Liu Yang graduated with a Bachelor of Science in Physics from Beijing Normal University and then obtained a doctorate there from 2011 to 2016, which dealt with condensed matter physics. He began writing while waiting for the computation of numerical results. His first short story "Shizhen" (时振) was published in 2012. His first novel "Orphans of Mars" (火星孤儿) was published in August 2015. In the winter semester of 2018, Liu Yang joined the Center for Humanities and Sciences of the Southern University of Science and Technology in Shenzhen to devote time to lecture and research the writing of science fiction. He claimed that the most important aspect of an extraordinary science fiction novel is its core setting to be attractive. ("一部杰出的科幻小说，最重要的是其核心设定要足够吸引人。")

==Bibliography==

- Shizhen (short story), 时振
- The Ladder of Paradise, winner of the Silver Award for Best Novella at the 9th Chinese Nebula Awards hosted in Chongqing.

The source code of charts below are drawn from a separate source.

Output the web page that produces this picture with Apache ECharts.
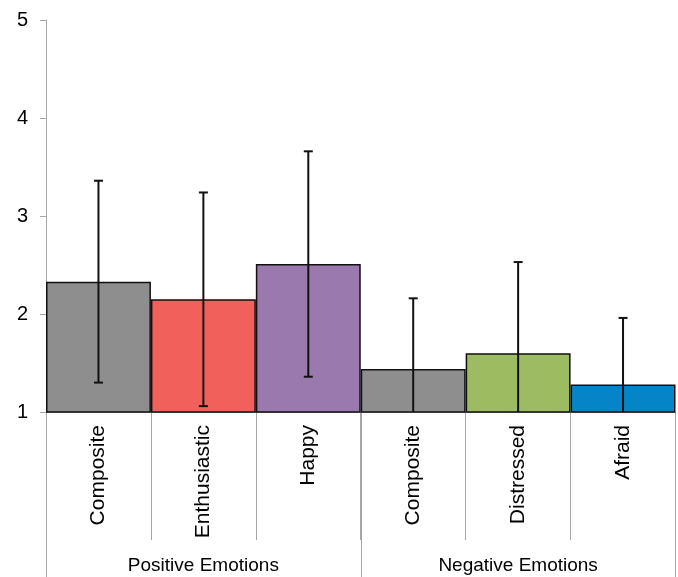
<!DOCTYPE html>
<html><head><meta charset="utf-8">
<script src="https://cdn.jsdelivr.net/npm/echarts@6/dist/echarts.min.js"></script>
<style>html,body{margin:0;padding:0;background:#fff}#c{width:678px;height:577px}</style>
</head><body><div id="c"></div>
<script>
const categories = ['Composite','Enthusiastic','Happy','Composite','Distressed','Afraid'];
const groups = ['Positive Emotions','Negative Emotions'];
const means = [2.33, 2.15, 2.51, 1.44, 1.60, 1.28];
const errors = [1.03, 1.09, 1.15, 0.72, 0.93, 0.68];
const colors = ['#8e8e8e','#f2605b','#9a7aae','#8e8e8e','#9dbb61','#0585c7'];
const yTicks = [1,2,3,4,5];

const chart = echarts.init(document.getElementById('c'));
const FONT = 'Liberation Sans, Arial, sans-serif';
const yMin = yTicks[0], yMax = yTicks[yTicks.length-1];
chart.setOption({
  animation:false,
  grid:{left:46,right:2.5,top:20,bottom:165,containLabel:false},
  xAxis:[{
    type:'category', data:categories, position:'bottom',
    axisLine:{show:true,lineStyle:{color:'#a6a6a6',width:1}},
    axisTick:{show:true,length:128,interval:0,lineStyle:{color:'#a6a6a6',width:1}},
    axisLabel:{rotate:90,margin:13,fontSize:21,color:'#000',fontFamily:FONT,interval:0}
  },{
    type:'category', data:groups, position:'bottom',
    axisLine:{show:false},
    axisTick:{show:true,length:166,interval:0,lineStyle:{color:'#a6a6a6',width:1}},
    axisLabel:{margin:144,fontSize:19,color:'#000',fontFamily:FONT,interval:0}
  }],
  yAxis:{
    type:'value', min:yMin, max:yMax, interval:1,
    axisLine:{show:true,lineStyle:{color:'#a6a6a6',width:1}},
    axisTick:{show:true,length:6,lineStyle:{color:'#a6a6a6'}},
    splitLine:{show:false},
    axisLabel:{margin:18,fontSize:20,color:'#000',fontFamily:FONT,
      formatter:v=>yTicks.includes(v)?String(v):''}
  },
  series:[{
    type:'bar', xAxisIndex:0, barCategoryGap:'0%',
    data:means.map((v,i)=>({value:v,itemStyle:{color:colors[i]}})),
    itemStyle:{borderColor:'#111',borderWidth:1.5}
  },{
    type:'custom', xAxisIndex:0, z:10,
    data:means.map((m,i)=>[i,m-errors[i],m+errors[i]]),
    renderItem:function(params,api){
      const i=api.value(0), lo=api.value(1), hi=api.value(2);
      const top=api.coord([i,Math.min(hi,yMax)]);
      const bot=api.coord([i,Math.max(lo,yMin)]);
      const hw=4.5;
      const ch=[{type:'line',shape:{x1:top[0],y1:top[1],x2:bot[0],y2:bot[1]},style:{stroke:'#111',lineWidth:2}}];
      if(hi<=yMax) ch.push({type:'line',shape:{x1:top[0]-hw,y1:top[1],x2:top[0]+hw,y2:top[1]},style:{stroke:'#111',lineWidth:2}});
      if(lo>=yMin) ch.push({type:'line',shape:{x1:bot[0]-hw,y1:bot[1],x2:bot[0]+hw,y2:bot[1]},style:{stroke:'#111',lineWidth:2}});
      return {type:'group',children:ch};
    }
  }]
});
</script></body></html>
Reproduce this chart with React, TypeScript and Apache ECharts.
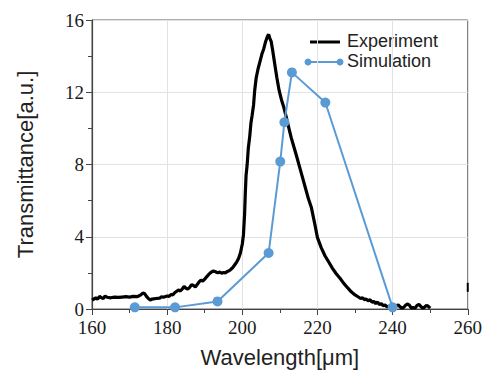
import React, { useEffect, useRef } from "react";
import * as echarts from "echarts";

const expX = [160,160.5,161,161.5,162,162.5,163,163.5,164,165,166,167,168,169,170,171,172,173,173.5,174,174.5,175,175.5,176,177,178,178.5,179,180,180.5,181,181.5,182,183,183.5,184,184.5,185,185.5,186,186.5,187,187.5,188,188.5,189,189.5,190,190.5,191,191.5,192,192.5,193,193.5,194,194.5,195,195.5,196,196.5,197,197.5,198,198.5,199,199.5,200,200.3,200.6,200.8,201,201.3,201.6,202,202.3,202.6,203,203.3,203.7,204.2,204.7,205.2,205.7,206.2,206.7,207,207.3,207.7,208.1,208.6,209.2,209.8,210.4,211,211.6,212.3,213,213.7,214.4,215.2,216,216.8,217.6,218.4,219.2,220,221,222,223,224,225,226,227,228,229,230,231,231.5,232,232.5,233,233.5,234,234.5,235,235.5,236,236.5,237,237.5,238,238.5,239,239.5,240,240.5,241,241.5,242,242.5,243,243.5,244,244.5,245,245.5,246,246.5,247,247.5,248,248.5,249,249.5,250];
const expY = [0.5,0.55,0.62,0.55,0.7,0.62,0.58,0.72,0.65,0.62,0.66,0.64,0.66,0.68,0.66,0.7,0.68,0.78,0.88,0.85,0.7,0.58,0.5,0.55,0.58,0.6,0.68,0.65,0.72,0.7,0.8,0.78,0.9,1.05,1.0,1.1,1.25,1.15,1.1,1.2,1.35,1.3,1.22,1.35,1.5,1.6,1.55,1.65,1.78,1.9,2.0,2.08,2.1,2.05,2.0,2.05,1.98,2.02,2.0,2.08,2.12,2.2,2.3,2.45,2.6,2.8,3.1,3.6,4.1,5.2,6.4,7.4,8.0,8.9,9.6,10.3,10.7,11.3,12.1,12.8,13.3,13.7,14.1,14.4,14.8,15.1,15.2,15.0,14.8,14.3,13.6,12.8,12.1,11.6,11.2,10.7,10.1,9.5,9.0,8.5,7.9,7.3,6.7,6.1,5.6,4.8,3.95,3.4,2.95,2.6,2.25,1.95,1.7,1.42,1.18,0.95,0.78,0.65,0.58,0.62,0.52,0.55,0.45,0.52,0.38,0.42,0.3,0.38,0.25,0.3,0.18,0.22,0.12,0.15,0.05,0.1,0.05,0.18,0.22,0.12,0.05,0.1,0.22,0.28,0.2,0.05,0.08,0.05,0.2,0.25,0.15,0.05,0.1,0.2,0.15,0.05];

const simX = [171.4, 182.1, 193.4, 207.0, 210.1, 211.2, 213.2, 222.1, 240.0];
const simY = [0.09, 0.09, 0.42, 3.1, 8.16, 10.34, 13.1, 11.43, 0.09];

const artifactX = [260, 260];
const artifactY = [0.95, 1.45];

const xTicks = [160, 180, 200, 220, 240, 260];
const yTicks = [0, 4, 8, 12, 16];

const legendNames = ["Experiment", "Simulation"];

const BLUE = "#5B9BD5";
const SANS = "Liberation Sans";
const SERIF = "Liberation Serif";

export default function App() {
  const ref = useRef<HTMLDivElement>(null);
  useEffect(() => {
    document.body.style.margin = "0";
    if (!ref.current) return;
    const chart = echarts.init(ref.current, undefined, { renderer: "svg" });
    const labelStyle = {
      fontFamily: SERIF,
      fontSize: 19,
      color: "#1a1a1a",
    };
    chart.setOption({
      animation: false,
      backgroundColor: "#ffffff",
      grid: {
        left: 92,
        right: 15,
        top: 20,
        bottom: 65,
        show: true,
        borderColor: "#5a5a5a",
        borderWidth: 1,
      },
      xAxis: {
        type: "value",
        min: xTicks[0],
        max: xTicks[xTicks.length - 1],
        interval: 20,
        name: "Wavelength[μm]",
        nameLocation: "middle",
        nameGap: 37,
        nameTextStyle: { fontFamily: SANS, fontSize: 22, color: "#222" },
        axisLine: { show: true, lineStyle: { color: "#444", width: 1.2 } },
        axisTick: { show: true, length: 6, lineStyle: { color: "#444" } },
        minorTick: { show: true, splitNumber: 2, length: 4, lineStyle: { color: "#444" } },
        splitLine: { show: true, lineStyle: { color: "#e2e2e2", width: 1 } },
        axisLabel: { ...labelStyle, margin: 9 },
      },
      yAxis: {
        type: "value",
        min: yTicks[0],
        max: yTicks[yTicks.length - 1],
        interval: 4,
        name: "Transmittance[a.u.]",
        nameLocation: "middle",
        nameGap: 56,
        nameTextStyle: { fontFamily: SANS, fontSize: 22, color: "#222" },
        axisLine: { show: true, lineStyle: { color: "#444", width: 1.2 } },
        axisTick: { show: true, length: 6, lineStyle: { color: "#444" } },
        minorTick: { show: true, splitNumber: 2, length: 4, lineStyle: { color: "#444" } },
        splitLine: { show: true, lineStyle: { color: "#e2e2e2", width: 1 } },
        axisLabel: { ...labelStyle, margin: 8 },
      },
      series: [
        {
          name: legendNames[0],
          type: "line",
          data: expX.map((x, i) => [x, expY[i]]),
          showSymbol: false,
          symbol: "none",
          lineStyle: { color: "#000", width: 3.2 },
          z: 2,
        },
        {
          name: legendNames[1],
          type: "line",
          data: simX.map((x, i) => [x, simY[i]]),
          symbol: "circle",
          symbolSize: 10,
          itemStyle: { color: BLUE },
          lineStyle: { color: BLUE, width: 2 },
          z: 3,
        },
        {
          name: "artifact",
          type: "line",
          data: artifactX.map((x, i) => [x, artifactY[i]]),
          symbol: "none",
          lineStyle: { color: "#000", width: 2 },
          z: 4,
        },
      ],
      graphic: [
        { type: "line", shape: { x1: 310, y1: 42, x2: 340, y2: 42 }, style: { stroke: "#000", lineWidth: 3 } },
        {
          type: "text",
          x: 347,
          y: 41,
          style: { text: legendNames[0], fontFamily: SANS, fontSize: 18, fill: "#222", verticalAlign: "middle" },
        },
        { type: "line", shape: { x1: 308, y1: 62, x2: 340, y2: 62 }, style: { stroke: BLUE, lineWidth: 2 } },
        { type: "circle", shape: { cx: 308, cy: 62, r: 3.5 }, style: { fill: BLUE } },
        { type: "circle", shape: { cx: 340, cy: 62, r: 3.5 }, style: { fill: BLUE } },
        {
          type: "text",
          x: 347,
          y: 61,
          style: { text: legendNames[1], fontFamily: SANS, fontSize: 18, fill: "#222", verticalAlign: "middle" },
        },
      ],
    });
    return () => chart.dispose();
  }, []);
  return <div ref={ref} style={{ width: 485, height: 374 }} />;
}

- Orphans of Mars (novel), 火星孤儿, winner of the Silver Award for Best Novel at the 10th Nebula Awards.
- The Opposite and the Adjacent, first published in Chinese in Micro SF in 2013, published in English with translation by Nick Stember in the Clarkesworld Magazine #120 in September 2016.
- 机器女佣, jīqì nǚ yōng ["Robot Maid"], first published in 2014, published in German in the anthology Quantenträume ["Quantum Dreams"] in 2020.
- A Perfect Doomsday (short story collection), 完美末日, published in September 2015.
- Honeycomb (short story collection), 蜂巢, published in September 2017.
- Lumenfabulatur, published in Life Beyond Us: An Original Anthology of SF Stories and Science Essays in January 2023
- City in the Well, winner of the Gold Award for Best Novel at the 15th Nebula Awards hosted in Chengdu.